Ahogados como estamos en el debate sobre el cine histórico español merced al ladrillo de Alejandro Amenábar sobre el alzamiento de Franco y el Día de la Raza, qué bien sienta una película tan libre, divertida y retorcida como Ventajas de viajar en tren, ópera prima de Aritz Moreno tras su exitosa vida en el campo del corto: ¿Por qué te vas? (2010) y Cólera (2013), entre otros. La película, que adapta la novela homónima de Antonio Orejudo Utrilla, sigue tres historias cruzadas donde realidad y fantasía se disuelven en función del grado de locura del narrador. Un soldado destinado en Kosovo se enamora de una médico que vende su cuerpo para costear medicinas para su improvisado hospital. Una mujer llega a casa y descubre a su pareja jugando con heces. La misma pareja en un juego de dominación y sumisión que coquetea con la zoofilia. Un hombre-larva educado en reclusión trata de aplicar sus denegados conocimientos sobre el amor con una chica coja. Un basurero manco en Murcia es acusado de triturar gente en su camión de trabajo. Historias loquísimas, truculentas, imposibles, todas ellas abordadas con un humor oblicuo que podría conectar con Juan Cavestany o Julián Génisson, al servicio de un reparto que vuelve a probar la gran altura cómica del cine español: Ernesto Alterio, Quim Gutiérrez, Pilar Castro, Luis Tosar, Javier Botet, Javier Godino y Macarena García, intercambian juegos de roles en este cuenta-cuentos fascinante y perturbador a partes iguales. Primer madrugón (el pase fue a las 8.15h) que mereció la pena en Sitges 2019.
'Vivarium': un relato surrealista y pesadillesco
Estrenada en la pasada Semana de la Crítica del Festival de Cannes, Vivarium, también presente en competición oficial, es el segundo largometraje del realizador irlandés Lorcan Finnegan, tras Without Name (2016) -que no he visto-. Protagonizada por Jesse Eisenberg e Imogen Poots (una de las chicas de la banda punk de Green Room (2015)), sobre un relato del mismo Finnegan y Garret Shanley, Vivarium es un mind-fuck muy propio del festival: un relato surrealista y pesadillesco donde la realidad se disuelve en un sinsentido destinado a perturbar por igual a protagonistas y espectadores. Quizás parábola sobre la dificultad de comprar una primera casa, puede que una alegoría sobre el paso del noviazgo a formar una familia, la película de Finnegan plantea como una pareja acaba atrapada en una urbanización de casas adosadas -es como Arroyomolinos pero en verde- por el mero hecho de que, una vez dentro, ya no puedes salir. Su único contacto con el exterior serán una serie de cajas con útiles para supervivencia donde igual hay comida envasada como un bebé capaz de desarrollarse increíblemente rápido.
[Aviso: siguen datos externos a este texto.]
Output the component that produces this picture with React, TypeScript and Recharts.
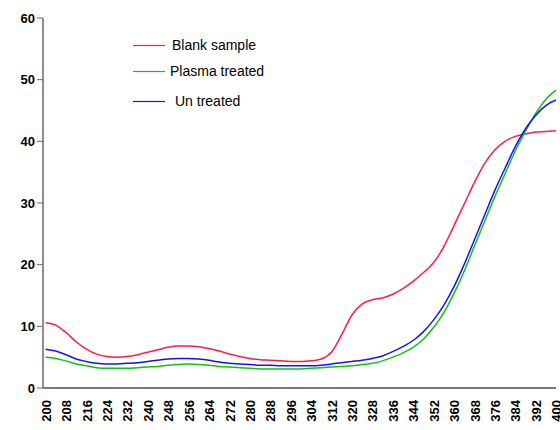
import { LineChart, Line, XAxis, YAxis } from 'recharts'

const WAVELENGTHS = [
  200, 204, 208, 212, 216, 220, 224, 228, 232, 236, 240, 244, 248, 252, 256, 260, 264,
  268, 272, 276, 280, 284, 288, 292, 296, 300, 304, 308, 312, 316, 320, 324, 328, 332,
  336, 340, 344, 348, 352, 356, 360, 364, 368, 372, 376, 380, 384, 388, 392, 396, 400,
]

const BLANK = [
  10.6, 10.2, 9.0, 7.5, 6.3, 5.5, 5.1, 5.0, 5.1, 5.4, 5.8, 6.2, 6.6, 6.8, 6.8, 6.7, 6.4,
  6.0, 5.5, 5.1, 4.8, 4.6, 4.5, 4.4, 4.3, 4.3, 4.4, 4.7, 5.8, 8.6, 11.8, 13.6, 14.3, 14.6,
  15.2, 16.1, 17.3, 18.7, 20.3, 22.9, 26.3, 29.8, 33.3, 36.4, 38.6, 40.0, 40.8, 41.2, 41.5,
  41.6, 41.7,
]

const PLASMA = [
  5.0, 4.8, 4.4, 3.9, 3.6, 3.3, 3.2, 3.2, 3.2, 3.3, 3.4, 3.5, 3.7, 3.8, 3.9, 3.8, 3.7,
  3.5, 3.4, 3.3, 3.2, 3.1, 3.1, 3.1, 3.1, 3.1, 3.2, 3.3, 3.4, 3.5, 3.6, 3.8, 4.0, 4.4,
  5.0, 5.7, 6.6, 7.9, 9.8, 12.2, 15.3, 18.9, 23.0, 27.0, 31.0, 34.7, 38.4, 41.6, 44.5,
  46.8, 48.3,
]

const UNTREATED = [
  6.3, 6.0, 5.4, 4.7, 4.3, 4.0, 3.9, 3.9, 4.0, 4.1, 4.3, 4.5, 4.7, 4.8, 4.8, 4.7, 4.5,
  4.2, 4.0, 3.9, 3.8, 3.7, 3.7, 3.6, 3.6, 3.6, 3.6, 3.7, 3.9, 4.1, 4.3, 4.5, 4.8, 5.2,
  5.9, 6.7, 7.7, 9.1, 11.0, 13.4, 16.4, 20.0, 24.0, 28.0, 32.0, 35.6, 39.1, 42.0, 44.2,
  45.8, 46.7,
]

const X_TICKS = [
  200, 208, 216, 224, 232, 240, 248, 256, 264, 272, 280, 288, 296, 304, 312, 320, 328,
  336, 344, 352, 360, 368, 376, 384, 392, 400,
]
const Y_TICKS = [0, 10, 20, 30, 40, 50, 60]

const SERIES = [
  { key: 'blank', name: 'Blank sample', color: '#ff1a4a' },
  { key: 'plasma', name: 'Plasma treated', color: '#11c011' },
  { key: 'untreated', name: 'Un treated', color: '#1414f0' },
]

const data = WAVELENGTHS.map((w, i) => ({
  w,
  blank: BLANK[i],
  plasma: PLASMA[i],
  untreated: UNTREATED[i],
}))

const font = 'Arial, "Liberation Sans", sans-serif'

// legend drawn over the plot, like the original
function LegendBox() {
  const rows = [45, 71, 101]
  const textX = [172, 170, 175]
  return (
    <svg width={560} height={430} style={{ position: 'absolute', left: 0, top: 0, pointerEvents: 'none' }}>
      {SERIES.map((s, i) => (
        <g key={s.key}>
          <line x1={133} x2={165} y1={rows[i] + 0.5} y2={rows[i] + 0.5} stroke={s.color} strokeWidth={1.2} />
          <text x={textX[i]} y={rows[i] + 5} fontFamily={font} fontSize={14} fill="#000">
            {s.name}
          </text>
        </g>
      ))}
    </svg>
  )
}

export default function App() {
  return (
    <div
      style={{
        position: 'absolute',
        left: 0,
        top: 0,
        width: 560,
        height: 430,
        overflow: 'hidden',
        background: '#fff',
      }}
    >
      <LineChart
        width={560}
        height={430}
        data={data}
        margin={{ top: 18, right: 4, bottom: 0, left: 0 }}
      >
        <XAxis
          dataKey="w"
          type="number"
          domain={[199, 400]}
          ticks={X_TICKS}
          interval={0}
          tickLine={false}
          axisLine={{ stroke: '#7a7a7a', strokeWidth: 2 }}
          height={42}
          tick={{ fontSize: 13, fill: '#000', fontFamily: font, fontWeight: 600, angle: -90, textAnchor: 'end', dy: 4, dx: -4 }}
        />
        <YAxis
          type="number"
          domain={[0, 60]}
          ticks={Y_TICKS}
          width={43}
          axisLine={{ stroke: '#6a6a6a', strokeWidth: 1.5 }}
          tickLine={{ stroke: '#6a6a6a' }}
          tickSize={6}
          tick={{ fontSize: 13, fill: '#000', fontFamily: font, fontWeight: 600 }}
        />
        {SERIES.map((s) => (
          <Line
            key={s.key}
            type="monotone"
            dataKey={s.key}
            name={s.name}
            stroke={s.color}
            strokeWidth={1.5}
            dot={false}
            isAnimationActive={false}
          />
        ))}
      </LineChart>
      <LegendBox />
    </div>
  )
}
A medida que el absurdo se instala en sus vidas el aburrimiento lo hace en el espectador. El niño que no para de crecer y ser un absoluto demonio para la familia, convierte Vivarium en algo de difícil visionado por pesado, gritón e insoportable. No dura mucho pero aún así uno se pierde por el camino. De tal forma que cuando parece que vaya a haber un final donde se dé algún tipo de explicaciones, cuando este llega, ya tanto da que da lo mismo. Menos mal que arreglamos el desaguisado por la tarde, donde nos dimos un baño de exploit con el clásico Los nuevos bárbaros (1983) de Enzo G. Castellari.